Lula e Bolsonaro
Na teoria, o ex-presidente Lula e o deputado Jair Messias Bolsonaro são antípodas. Um está no espectro ideológico da esquerda e outro no da direita. Na prática, a teoria é outra. Há muito mais em comum entre os dois candidatos à Presidência da República, que por ora são os mais bem situados nas pesquisas, do que pode imaginar a nossa vã filosofia. À sua maneira, ambos adotam um discurso sebastianista, vestindo eles mesmos a roupagem do Salvador da Pátria.
Abstraindo as condições históricas que não são possíveis de se repetir, pois o país e o mundo são outros, ambos pregam uma volta a um passado. O “eu era feliz e não sabia” está presente tanto na pregação de Lula, como na de Bolsonaro.
Um faz a elegia do seu governo, para vender a imagem de um período de prosperidade e de pleno emprego. O outro alimenta sentimentos nostálgicos em relação à era do “milagre econômico” do regime militar para provar que à época havia emprego, crescimento e segurança. Conscientemente, hiperbolizam esses dois períodos históricos e jogam para debaixo do tapete a herança maldita que deixaram para os governos posteriores.
A inviabilidade da utopia nostálgica que pregam salta aos olhos quando se analisa mais detidamente os dois momentos. O “milagre econômico” do regime militar sustentou-se em uma conjuntura internacional de petróleo a preços baixíssimos (à época o Brasil não era autossuficiente) e de elevado grau de liquidez internacional.
A crise do petróleo de 1973 levou ao fim do “milagre”, mas o excesso de oferta de petrodólares no mercado internacional financiou o crescimento verificado no governo do general Ernesto Geisel por meio da expansão do intervencionismo estatal na economia.
Em 1979 veio a nova crise do petróleo e já não havia mais financiamento externo a juros baixos. O Brasil entrou em colapso, com uma dívida externa inadministrável e uma inflação de 242,68% no último ano do governo do general João Batista Figueiredo. O “milagre econômico” desaguou no pesadelo da década perdida dos anos 80. É para esse mundo que Bolsonaro quer nos trazer de volta.

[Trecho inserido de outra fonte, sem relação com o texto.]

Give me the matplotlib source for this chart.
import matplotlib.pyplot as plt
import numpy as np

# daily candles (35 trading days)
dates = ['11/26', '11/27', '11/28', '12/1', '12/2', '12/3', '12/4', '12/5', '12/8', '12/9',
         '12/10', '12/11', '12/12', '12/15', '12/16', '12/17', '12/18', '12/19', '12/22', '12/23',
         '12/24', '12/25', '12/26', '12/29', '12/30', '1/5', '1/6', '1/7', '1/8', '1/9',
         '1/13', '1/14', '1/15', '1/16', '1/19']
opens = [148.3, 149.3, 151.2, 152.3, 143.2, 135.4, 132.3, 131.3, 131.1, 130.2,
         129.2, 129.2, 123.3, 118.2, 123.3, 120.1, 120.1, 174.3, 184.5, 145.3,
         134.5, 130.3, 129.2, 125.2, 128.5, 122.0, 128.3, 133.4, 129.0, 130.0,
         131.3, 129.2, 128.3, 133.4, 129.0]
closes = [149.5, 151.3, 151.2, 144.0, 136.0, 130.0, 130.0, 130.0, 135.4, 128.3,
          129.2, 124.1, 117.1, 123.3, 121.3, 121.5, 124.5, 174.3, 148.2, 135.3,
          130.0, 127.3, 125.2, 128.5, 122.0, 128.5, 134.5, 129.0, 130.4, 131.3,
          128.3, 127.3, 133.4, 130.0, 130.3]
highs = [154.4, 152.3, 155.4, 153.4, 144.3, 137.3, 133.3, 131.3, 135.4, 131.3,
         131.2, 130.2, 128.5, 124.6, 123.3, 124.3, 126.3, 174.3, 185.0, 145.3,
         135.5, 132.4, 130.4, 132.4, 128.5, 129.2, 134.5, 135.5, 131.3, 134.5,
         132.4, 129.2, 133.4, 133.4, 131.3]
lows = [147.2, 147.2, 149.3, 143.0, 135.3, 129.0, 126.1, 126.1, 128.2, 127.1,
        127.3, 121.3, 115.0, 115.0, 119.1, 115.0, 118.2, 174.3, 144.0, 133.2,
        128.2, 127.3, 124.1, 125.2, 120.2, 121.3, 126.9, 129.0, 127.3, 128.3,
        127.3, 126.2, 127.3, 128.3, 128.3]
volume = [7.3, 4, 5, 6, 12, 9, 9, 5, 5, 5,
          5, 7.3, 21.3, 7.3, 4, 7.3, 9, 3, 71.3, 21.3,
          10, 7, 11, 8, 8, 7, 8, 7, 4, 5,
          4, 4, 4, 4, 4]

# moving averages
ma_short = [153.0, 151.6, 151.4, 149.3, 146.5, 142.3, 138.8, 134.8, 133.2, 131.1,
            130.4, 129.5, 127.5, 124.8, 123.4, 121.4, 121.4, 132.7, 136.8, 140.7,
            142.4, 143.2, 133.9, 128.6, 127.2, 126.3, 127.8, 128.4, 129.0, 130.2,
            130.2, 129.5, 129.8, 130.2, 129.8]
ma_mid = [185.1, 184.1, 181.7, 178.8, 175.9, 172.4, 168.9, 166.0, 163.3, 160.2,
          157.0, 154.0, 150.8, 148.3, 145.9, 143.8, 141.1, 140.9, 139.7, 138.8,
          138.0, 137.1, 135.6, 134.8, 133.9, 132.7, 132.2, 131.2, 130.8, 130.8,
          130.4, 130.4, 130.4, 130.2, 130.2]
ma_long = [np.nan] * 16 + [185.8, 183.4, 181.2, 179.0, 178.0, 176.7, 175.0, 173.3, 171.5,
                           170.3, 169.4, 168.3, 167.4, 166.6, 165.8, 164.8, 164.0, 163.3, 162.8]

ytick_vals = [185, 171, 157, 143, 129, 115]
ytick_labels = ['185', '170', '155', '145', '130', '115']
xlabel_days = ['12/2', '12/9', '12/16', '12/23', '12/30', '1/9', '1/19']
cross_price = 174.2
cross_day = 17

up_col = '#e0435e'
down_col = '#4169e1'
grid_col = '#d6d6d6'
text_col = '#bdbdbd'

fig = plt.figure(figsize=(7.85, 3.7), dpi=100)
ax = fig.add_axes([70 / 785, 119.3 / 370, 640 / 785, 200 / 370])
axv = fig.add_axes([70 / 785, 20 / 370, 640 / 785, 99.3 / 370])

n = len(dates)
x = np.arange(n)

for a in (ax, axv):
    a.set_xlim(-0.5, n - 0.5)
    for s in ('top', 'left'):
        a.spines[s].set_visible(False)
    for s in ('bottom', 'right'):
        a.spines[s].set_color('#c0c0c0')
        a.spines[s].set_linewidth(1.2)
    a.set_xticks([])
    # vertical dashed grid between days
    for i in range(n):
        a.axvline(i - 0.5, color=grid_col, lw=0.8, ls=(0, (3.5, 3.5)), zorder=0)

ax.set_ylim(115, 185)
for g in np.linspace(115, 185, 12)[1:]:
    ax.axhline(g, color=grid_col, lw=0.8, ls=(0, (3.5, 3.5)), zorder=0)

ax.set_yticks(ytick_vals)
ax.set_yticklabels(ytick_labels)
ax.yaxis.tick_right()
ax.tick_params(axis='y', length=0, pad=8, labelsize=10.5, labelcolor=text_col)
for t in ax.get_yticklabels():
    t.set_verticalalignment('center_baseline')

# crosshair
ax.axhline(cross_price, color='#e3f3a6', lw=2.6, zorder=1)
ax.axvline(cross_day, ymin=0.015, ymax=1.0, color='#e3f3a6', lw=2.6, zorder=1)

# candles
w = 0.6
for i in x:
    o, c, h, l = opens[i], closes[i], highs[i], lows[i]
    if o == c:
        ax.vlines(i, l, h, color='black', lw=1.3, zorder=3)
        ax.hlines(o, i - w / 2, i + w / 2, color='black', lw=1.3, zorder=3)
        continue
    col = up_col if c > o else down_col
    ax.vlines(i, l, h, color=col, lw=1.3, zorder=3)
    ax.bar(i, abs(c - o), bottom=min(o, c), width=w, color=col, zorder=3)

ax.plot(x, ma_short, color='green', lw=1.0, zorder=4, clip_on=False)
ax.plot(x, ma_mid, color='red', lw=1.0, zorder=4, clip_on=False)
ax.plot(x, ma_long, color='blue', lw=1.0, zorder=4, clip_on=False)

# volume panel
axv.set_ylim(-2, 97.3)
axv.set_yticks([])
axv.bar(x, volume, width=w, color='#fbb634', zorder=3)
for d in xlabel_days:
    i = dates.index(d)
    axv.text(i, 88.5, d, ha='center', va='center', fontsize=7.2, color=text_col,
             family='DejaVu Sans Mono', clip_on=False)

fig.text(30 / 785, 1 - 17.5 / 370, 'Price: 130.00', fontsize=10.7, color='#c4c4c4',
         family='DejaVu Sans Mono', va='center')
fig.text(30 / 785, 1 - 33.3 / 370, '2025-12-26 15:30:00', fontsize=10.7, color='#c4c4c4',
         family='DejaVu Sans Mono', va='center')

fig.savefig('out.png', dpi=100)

A instrumentalização e deturpação do passado para fins eleitorais também é uma arma de Lula, com a sua cantilena do “momento mágico” da economia em seus governos. Como o “milagre econômico” dos anos 70, a expansão do período Lula-Dilma foi financiada pelo “boom” das commodities e turbinada por uma nova onda de intervencionismo estatal.
Quando a bolha da commodities estourou, o desastre da “nova matriz econômica”, iniciada no segundo mandato de Lula, gerou a maior crise econômica da história do país. Ao final dos anos Lula-Dilma, a dívida interna bruta saltou para quase 70% do PIB, a economia recuou 8,2%, a inflação chegou a casa de dois dígitos, voltando a atormentar as famílias. Os juros, por sua vez, dispararam. O modelo de Lula revelou-se uma máquina de destruir empregos, gerando quatorze milhões de desempregados.

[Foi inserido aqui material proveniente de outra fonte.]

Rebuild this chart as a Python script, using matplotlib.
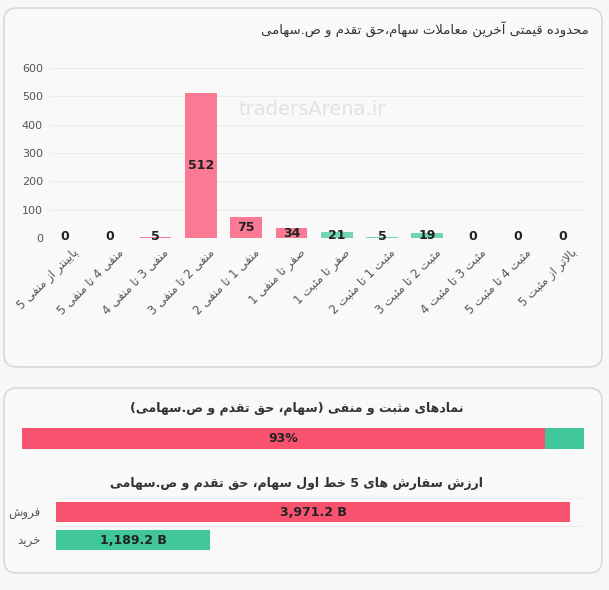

Tampouco foi diferente nos anos do lulopetismo. O blog “O E$pírito das Leis” de Bruno Carazza publicou “Desmistificando Bolsonaro” com gráficos e levantamentos que mostram o comportamento de Jair Bolsonaro nos seus 7 mandatos como deputado federal. A materia revela corporativismo, intervencionismo econômico e conservadorismo mostrando que Bolsonaro votou com o PT ao longo de todo o governo Lula.
“Interessante observar, também, que a parceria Bolsonaro-PT, enquanto existiu, versou justamente sobre temas econômicos – e numa direção que passa longe do discurso liberal adotado pelo presidenciável patriota recentemente. Compilando o texto das ementas dos projetos em que Bolsonaro e PT votaram igual entre 1999 e 2010, nota-se um predomínio de temas associados à Nova Matriz Econômica – visão intervencionista da economia levada a cabo pelo PT. Bolsonaro concordou com o PT nas votações de projetos que tratavam de concessões de benefícios para o setor privado, como incentivos tributários, parcelamentos de débitos, créditos orçamentários, fundos, financiamentos, subvenções, etc. Uma pauta bem distante de políticas econômicas horizontais e não intervencionistas, portanto.”, escreve Carazza.
Diz o site que “a lua de mel entre Bolsonaro e o PT degringola-se a partir do primeiro mandato de Dilma”. É possível que as relações sejam restabelecidas tacitamente, por meio de um pacto de não agressão entre Jair Bolsonaro e Lula durante o primeiro turno, com um atuando como cabo eleitoral do outro para que se encontrem no segundo turno.
Afinal, Bolsonaro é a direita que Lula gosta e Lula a esquerda que encanta Bolsonaro. Como diziam nossos avós, um é a cara do outro. Esculpida em escara.